Arriva al cinema “Tatanka” di Giuseppe Gagliardi: quando Gomorra va sul ring

Pubblicato il 5 Maggio 2011 - 11:30 OLTRE 6 MESI FA

ROMA – Lo chiamano Tatanka (per gli indiani d’America, bisonte) perché è uno di quei pugili che va avanti a testa bassa senza paura dei pugni. Insomma un vero duro proprio come come il campione di boxe Clemente Russo più che bravo protagonista del film di Giuseppe Gagliardi, Tatanka, ispirato a un racconto tratto da un libro di Roberto Saviano (La bellezza e l’inferno, Mondadori).

Il film che sarà nelle sale dal 6 maggio distribuito da Bolero in 189 copie (38 solo in Campania) è, specie nella prima parte, una sorta di Gomorra in salsa pugilato. Protagonista, appunto, Russo campione del mondo dilettanti nel 2007 a Chicago che nel film interpreta Michele, un ragazzo di Marcianise anche troppo tentato di fare i soldi facili. Nato e cresciuto nei feudi della camorra, il ragazzo abilissimo nella boxe si ritroverà così prima in galera, poi a Berlino a praticare la boxe nell’inferno dei ring clandestini fino al suo riscatto finale del tutto inaspettato.

”La cosa straordinaria di questi campioni di pugilato – ha spiegato ieri in conferenza stampa Gagliardi (al suo secondo film dopo ‘La vera leggenda Tony Vilar’) – è che nel ring sono dei veri leoni, ma sul set diventano degli agnelli però abituati alla fatica, quindi capaci di lavorare per ore e ore”. Il disinvolto eclettico Clemente Russo (a ottobre inaugurerà una linea jeans ‘Tatanka’), spiega invece “Che è un film con un messaggio sicuramente positivo. Quando torno a Marcianise mi ritrovo circondato da ragazzini che mi dicono:’ Io voglio diventare come te’. Io rispondo, ‘devi diventare meglio di me, perché io sono arrivato alle Olimpiadi di Pechino solo secondo'”.

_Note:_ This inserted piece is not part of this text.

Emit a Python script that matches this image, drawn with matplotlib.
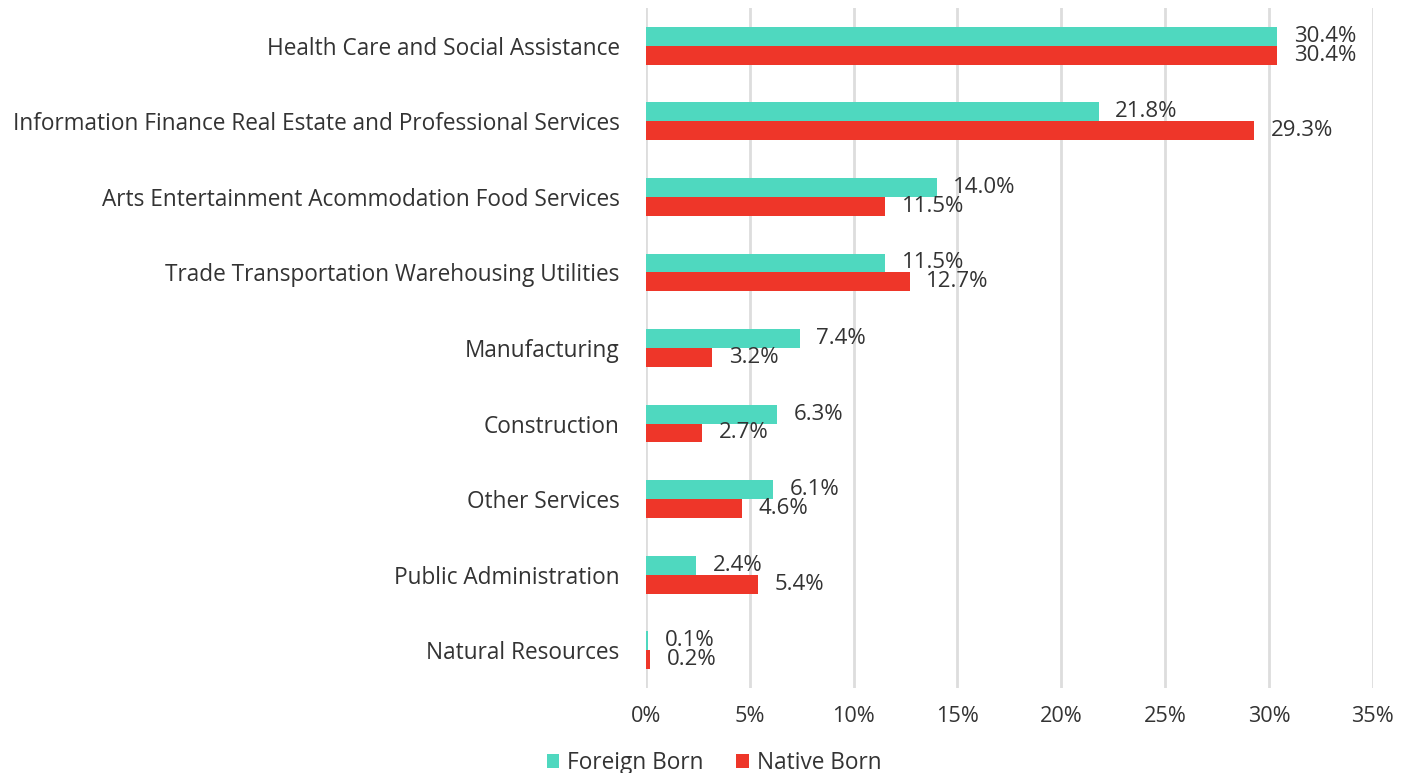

Comunque per questo film il campione di boxe ha pagato un caro prezzo, è stato sospeso per sei mesi dalla polizia di Stato che non ha visto di buon grado la sceneggiatura del film. Motivo di questa sospensione? Molto probabilmente una scena molto forte in cui un piccolo delinquente della periferia di Caserta viene torturato dalla polizia fino alla sua morte per soffocamento. ”Quella scena – ha spiegato il regista in conferenza stampa a Roma – in realtà è una cosa avvenuta davvero, non in Campania, ma in Sicilia. Ovvero è il caso di Salvatore Marino (un fatto di cronaca che risale all’ottobre del 1985 a Palermo). Era però una scena – ha continuato Gagliardi – secondo noi importante e che non ci siamo sentiti di censurare. Volevamo, insomma, raccontare l’inferno per poi far funzionare meglio la bellezza e il riscatto finale. Comunque, ha spiegato ancora il regista: ”Roberto Saviano ha visto il film è gli è piaciuto molto. Si riconosce in questo lavoro che secondo lui non è affatto tradito dalla versione cinematografica”.